I am a wife and mother of 5 grown children... and 3 grandchildren.. I have been married for 29 years... I thought I did ok at life... turns out i sucked at it... but I am getting better!! View all posts by aloneagain3

7 responses to “thirty years and counting.

  • Being 'Her'

    Your way nicer than I am… and put up with a lot more than I would… I know that sound odd coming from ‘my side’. Just saying. I’m glad you guys are making it work. I don’t think I’ve read enough to fully understand….

    • aloneagain3

      I read some of your post. It is unbelievably painful to read you talking about being touched by someone you have no right to.
      I read somewhere when I first started seeking help in understanding my own feelings that being betrayed by your spouse is more damaging and traumatic that being rapped. I want to know how does that make you feel knowing you were a participant in inflicting that level of pain on another human being?

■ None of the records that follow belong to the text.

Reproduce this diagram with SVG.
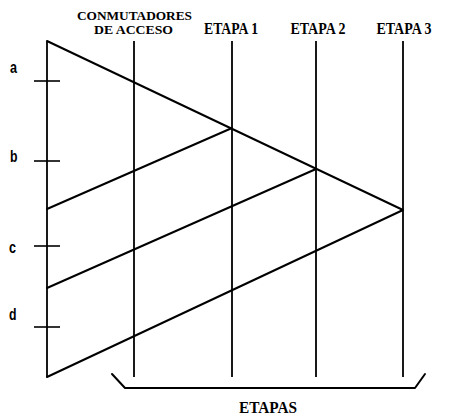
<svg xmlns="http://www.w3.org/2000/svg" width="449" height="419" viewBox="0 0 449 419">
<style>
.ln{stroke:#000;stroke-width:2;fill:none;stroke-linecap:round;stroke-linejoin:round}
.vl{stroke:#000;stroke-width:1.8;fill:none}
.tk{stroke:#000;stroke-width:1.6}
.hd{font-family:"Liberation Serif","Times New Roman",serif;font-weight:bold;fill:#000;text-anchor:middle}
.lb{font-family:"Liberation Sans",Arial,sans-serif;font-weight:bold;font-size:16px;fill:#000}
</style>
<rect width="449" height="419" fill="#fff"/>
<g id="headers">
<text class="hd" x="134.5" y="19.5" font-size="13.5" textLength="115" lengthAdjust="spacingAndGlyphs">CONMUTADORES</text>
<text class="hd" x="133.5" y="33.5" font-size="13.5" textLength="79" lengthAdjust="spacingAndGlyphs">DE ACCESO</text>
<text class="hd" x="231" y="33.5" font-size="17" textLength="54" lengthAdjust="spacingAndGlyphs">ETAPA 1</text>
<text class="hd" x="318" y="33.5" font-size="17" textLength="55" lengthAdjust="spacingAndGlyphs">ETAPA 2</text>
<text class="hd" x="404" y="33.5" font-size="17" textLength="55" lengthAdjust="spacingAndGlyphs">ETAPA 3</text>
</g>
<g id="inputs">
<line class="vl" x1="47" y1="41" x2="47" y2="377"/>
<line class="tk" x1="34" y1="81" x2="60" y2="81"/>
<line class="tk" x1="34" y1="161" x2="60" y2="161"/>
<line class="tk" x1="34" y1="246" x2="60" y2="246"/>
<line class="tk" x1="34" y1="327" x2="60" y2="327"/>
<text class="lb" x="10" y="73" textLength="7" lengthAdjust="spacingAndGlyphs">a</text>
<text class="lb" x="10" y="162" textLength="7.5" lengthAdjust="spacingAndGlyphs">b</text>
<text class="lb" x="9" y="253" textLength="7" lengthAdjust="spacingAndGlyphs">c</text>
<text class="lb" x="9" y="320" textLength="7.5" lengthAdjust="spacingAndGlyphs">d</text>
</g>
<g id="stages">
<line class="vl" x1="134" y1="41" x2="134" y2="377"/>
<line class="vl" x1="232" y1="41" x2="232" y2="377"/>
<line class="vl" x1="316" y1="41" x2="316" y2="377"/>
<line class="vl" x1="403" y1="41" x2="403" y2="377"/>
</g>
<g id="connectors">
<polyline class="ln" points="47,41 403,210 47,377"/>
<polyline class="ln" points="47,209 232,128"/>
<polyline class="ln" points="47,288 316,169"/>
</g>
<g id="brace">
<polyline class="ln" points="112,374 125,388 415,388 425,374"/>
<text class="hd" x="268" y="413" font-size="16" textLength="58" lengthAdjust="spacingAndGlyphs">ETAPAS</text>
</g>
</svg>
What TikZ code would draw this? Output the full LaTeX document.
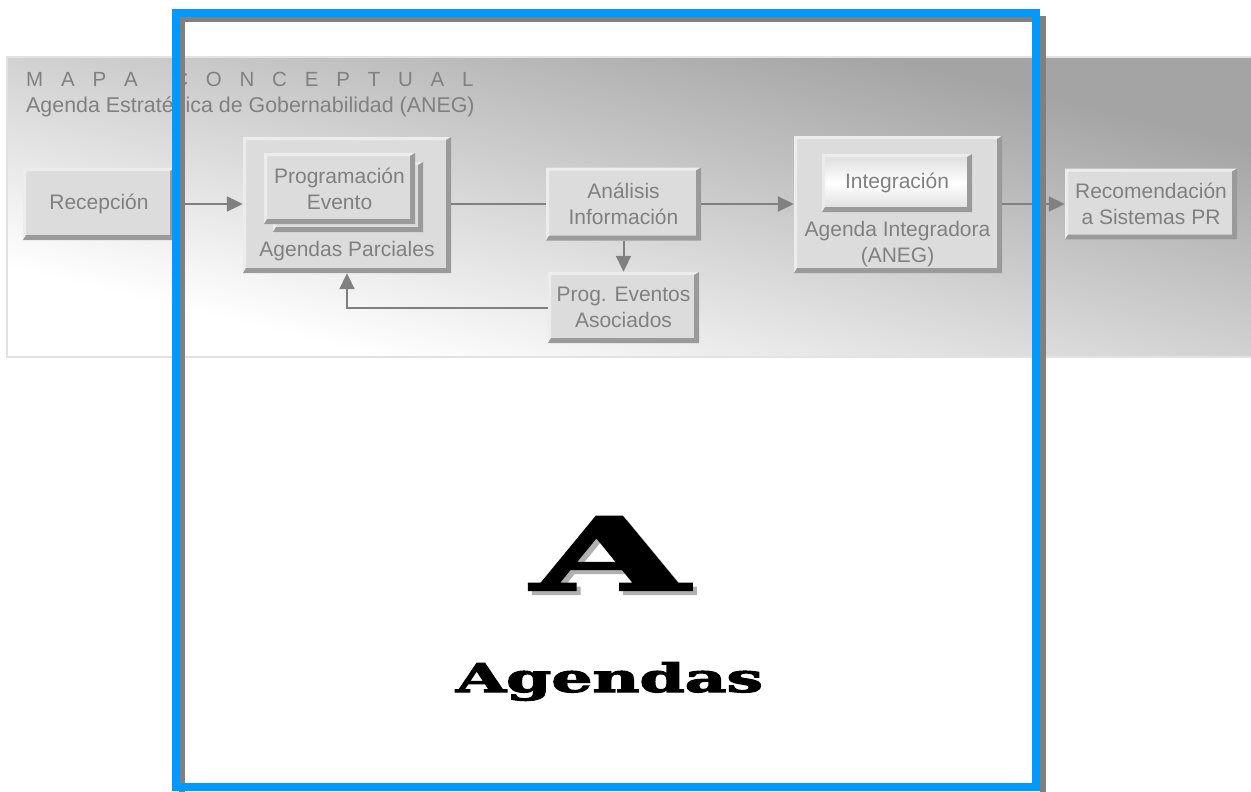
\documentclass[tikz,border=0pt]{standalone}
\usepackage{fontspec}
\setmainfont{Liberation Sans}
\newfontfamily\heavyfont{DejaVu Serif}[UprightFont={* Bold}, FakeBold=2.5]
\usetikzlibrary{arrows.meta,calc}
\definecolor{boxfill}{HTML}{DCDCDC}
\definecolor{bevdark}{HTML}{9A9A9A}
\definecolor{bevlight}{HTML}{ECECEC}
\definecolor{txtgray}{HTML}{808080}
\definecolor{linegray}{HTML}{808080}
\definecolor{frameblue}{HTML}{0099FF}
\definecolor{framegray}{HTML}{808080}
\definecolor{bandtop}{HTML}{A4A4A4}
\definecolor{bandedge}{HTML}{E2E2E2}
\definecolor{shadowgray}{HTML}{B0B0B0}
\newcommand\boxfont{\fontsize{21}{26}\selectfont}
\tikzset{
  bevelbox/.style={draw=none, fill=boxfill, inner sep=0pt, text=txtgray, align=center, font=\boxfont,
    path picture={
      \fill[bevlight] (path picture bounding box.north west) -- (path picture bounding box.north east)
        -- ([shift={(-3pt,-3pt)}]path picture bounding box.north east)
        -- ([shift={(3pt,-3pt)}]path picture bounding box.north west)
        -- ([shift={(3pt,3pt)}]path picture bounding box.south west)
        -- (path picture bounding box.south west) -- cycle;
      \fill[bevdark] (path picture bounding box.north east) -- (path picture bounding box.south east)
        -- (path picture bounding box.south west)
        -- ([shift={(3pt,5pt)}]path picture bounding box.south west)
        -- ([shift={(-5pt,5pt)}]path picture bounding box.south east)
        -- ([shift={(-5pt,-3pt)}]path picture bounding box.north east) -- cycle;
    }},
  innerbox/.style={bevelbox, top color=boxfill, bottom color=boxfill, middle color=white},
  lbl/.style={inner sep=0pt, text=txtgray, align=center, font=\boxfont},
  conn/.style={draw=linegray, line width=2pt},
  arr/.style={-{Triangle[length=16pt,width=15pt]}},
}
\begin{document}
\begin{tikzpicture}[x=1pt,y=-1pt]
\useasboundingbox (0,0) rectangle (1251,792);
\fill[white] (0,0) rectangle (1251,792);
% band: diagonal gradient stretched to the band
\begin{scope}[transform canvas={shift={(7pt,-57pt)}, xscale=12.49, yscale=3}]
  \shade[top color=bandtop, bottom color=white, shading angle=-45] (0pt,0pt) rectangle (100pt,-100pt);
\end{scope}
\draw[bandedge, line width=1.5pt] (7,57) rectangle (1256,357);
\node[lbl, anchor=base west, font=\fontsize{20.5}{24}\selectfont] (t1) at (26,87)
  {\spaceskip=17.8pt\relax M A P A\ \ C O N C E P T U A L};
\node[lbl, anchor=base west, font=\fontsize{21.4}{26}\selectfont] (t2) at (26,112) {Agenda Estratégica de Gobernabilidad (ANEG)};
% boxes
\node[bevelbox, minimum width=152pt, minimum height=72pt] (recep) at (99,204) {Recepción};
\node[bevelbox, minimum width=208pt, minimum height=136pt] (agp) at (347,205) {};
\node[bevelbox, minimum width=150pt, minimum height=70pt] (progb) at (348,197) {};
\node[bevelbox, minimum width=151pt, minimum height=71pt] (progf) at (339.5,188.5) {Programación\\Evento};
\node[lbl] (agpl) at (347,251) {Agendas Parciales};
\node[bevelbox, minimum width=155pt, minimum height=73pt] (anal) at (623.5,204) {Análisis\\Información};
\node[bevelbox, minimum width=151pt, minimum height=71pt] (pea) at (623.5,307.5) {Prog. Eventos\\Asociados};
\node[bevelbox, minimum width=208pt, minimum height=137pt] (aint) at (898,204.5) {};
\node[innerbox, minimum width=150pt, minimum height=58pt] (integ) at (897,183) {Integración};
\node[lbl] (aintl) at (897.5,244) {Agenda Integradora\\(ANEG)};
\node[bevelbox, minimum width=172pt, minimum height=71pt] (recom) at (1151,204) {Recomendación\\a Sistemas PR};
% connectors
\draw[conn, arr] (recep.east) -- (recep.east -| agp.west);
\draw[conn] (anal.west -| agp.east) -- (anal.west);
\draw[conn, arr] (anal.east) -- (anal.east -| aint.west);
\draw[conn, arr] (recom.west -| aint.east) -- (recom.west);
\draw[conn, arr] (anal.south) -- (pea.north);
\draw[conn, arr] (pea.west) -| (agp.south);
% frame
\draw[framegray, line width=6pt] (182,19.5) rectangle (1042.5,795);
\draw[frameblue, line width=8pt] (176,13) rectangle (1036,787);
% logo
\node[anchor=south, inner sep=0pt, text=shadowgray] (ashadow) at (614,594)
  {\resizebox{156pt}{73pt}{\heavyfont A}};
\node[anchor=south, inner sep=0pt, text=black] (biga) at (610,590)
  {\resizebox{156pt}{73pt}{\heavyfont A}};
\node[anchor=base, inner sep=0pt, text=black] (agendas) at (609.5,692)
  {\resizebox{307pt}{30pt}{\heavyfont Agendas}};
\end{tikzpicture}
\end{document}
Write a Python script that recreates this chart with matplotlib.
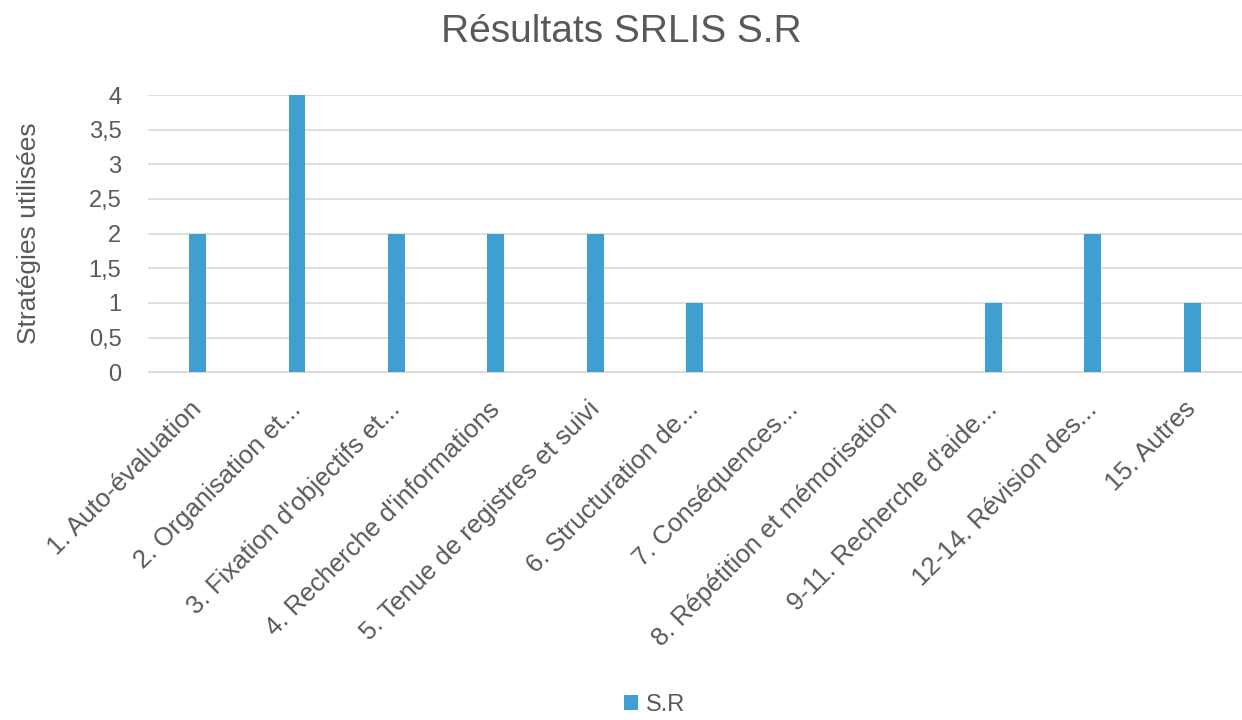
import numpy as np
import matplotlib
matplotlib.use("Agg")
import matplotlib.pyplot as plt
from matplotlib.ticker import FuncFormatter

plt.rcParams['font.family'] = ['Liberation Sans', 'DejaVu Sans']

categories = [
    "1. Auto-évaluation",
    "2. Organisation et...",
    "3. Fixation d'objectifs et...",
    "4. Recherche d'informations",
    "5. Tenue de registres et suivi",
    "6. Structuration de...",
    "7. Conséquences...",
    "8. Répétition et mémorisation",
    "9-11. Recherche d'aide...",
    "12-14. Révision des...",
    "15. Autres",
]
values_sr = [2, 4, 2, 2, 2, 1, 0, 0, 1, 2, 1]
y_ticks = [0, 0.5, 1, 1.5, 2, 2.5, 3, 3.5, 4]

bar_color = "#3E9FD0"
text_color = "#595959"

fig = plt.figure(figsize=(12.42, 7.2), dpi=100)
ax = fig.add_axes([0.119, 0.483, 0.881, 0.385])

x = np.arange(len(categories))
ax.bar(x, values_sr, width=0.17, color=bar_color, label="S.R", zorder=3)

ax.set_xlim(-0.5, len(categories) - 0.5)
ax.set_ylim(0, 4)
ax.set_yticks(y_ticks)
ax.yaxis.set_major_formatter(FuncFormatter(lambda v, p: f"{v:g}".replace(".", ",")))
ax.grid(axis='y', color="#D9D9D9", linewidth=1.2, zorder=0)
ax.tick_params(axis='y', length=0, labelsize=17, colors=text_color, pad=19)
ax.tick_params(axis='x', length=0, labelsize=18.5, colors=text_color, pad=24)
ax.set_xticks(x)
ax.set_xticklabels(categories, rotation=45, ha='right', va='center',
                   rotation_mode='anchor')
for s in ax.spines.values():
    s.set_visible(False)
ax.spines['bottom'].set_visible(True)
ax.spines['bottom'].set_color("#D9D9D9")

ax.set_ylabel("Stratégies utilisées", fontsize=19, color=text_color, labelpad=34)
fig.text(0.5, 0.955, "Résultats SRLIS S.R", ha='center', va='center',
         fontsize=28, color=text_color)

handles, labels = ax.get_legend_handles_labels()
fig.legend(handles, labels, loc='center', bbox_to_anchor=(0.527, 0.021),
           frameon=False, fontsize=17, labelcolor=text_color,
           handlelength=0.6, handleheight=0.6, handletextpad=0.3)

fig.savefig("out.png", dpi=100, facecolor='white')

      As for me and who I am. I think I am simply stupid.
      Thanks for reading my thoughts and trying to maybe understand the other side of the story

      • Being 'Her'

        we all do what we do for different reasons… neither of us were happy. I was alone and HE was verbally abused and still is. If you don’t respect your partner, sadly (and honestly) they won’t respect you. I just FIRMLY believe it takes two to tango. My comment to you wasn’t rude, I didn’t mean to offend… I’m saying I don’t understand you allowing them to still be friends, this is why I think I should keep reading. I didn’t mean to offend you if I did….

      • aloneagain3

        I did not think it rude. And I was not offended. As you read you may find my reasons for why I stay or you may not cause truthfully I’m not always sure of my own reasons. Again I am glad you are reading. I may read more of your blog. But as I said. It is painful for me.

      • Being 'Her'

        I am sure it is painful. This mess on all sides is. The side of my husband falling to drug use when we had the perfect marriage. Leaving our kids and I for two years. Then the unthinkable happened. I don’t even know how exactly. It just did. I’m sorry you are hurting. I can’t imagine how hard it is to heal from that. I feel so much hurt and regret and hurt for what I did to her, (his wife) but at the same time, (being brutally honest) he will tell you that his needs stopped being met, and not just the sexual ones. All sides play a role and it is so hard for everyone to admit their fault. The husband, the other woman and the wife. It just sucks all of it.

      • aloneagain3

        A wise blogger once wrote (I think it was rescuing my marriage.) that if she had been consulted on her husbands decision to solve the marriage problems by him engaging in an affair she would have said “no”. Having an affair and adding another dimension to a couples problems can not be justified. No matter what you say. If course it is human nature to justify our actions. And we do fall into things before we know it. However we have the power as well to stop things. Own up and make things right. It seems as though you are working on that and I commend that.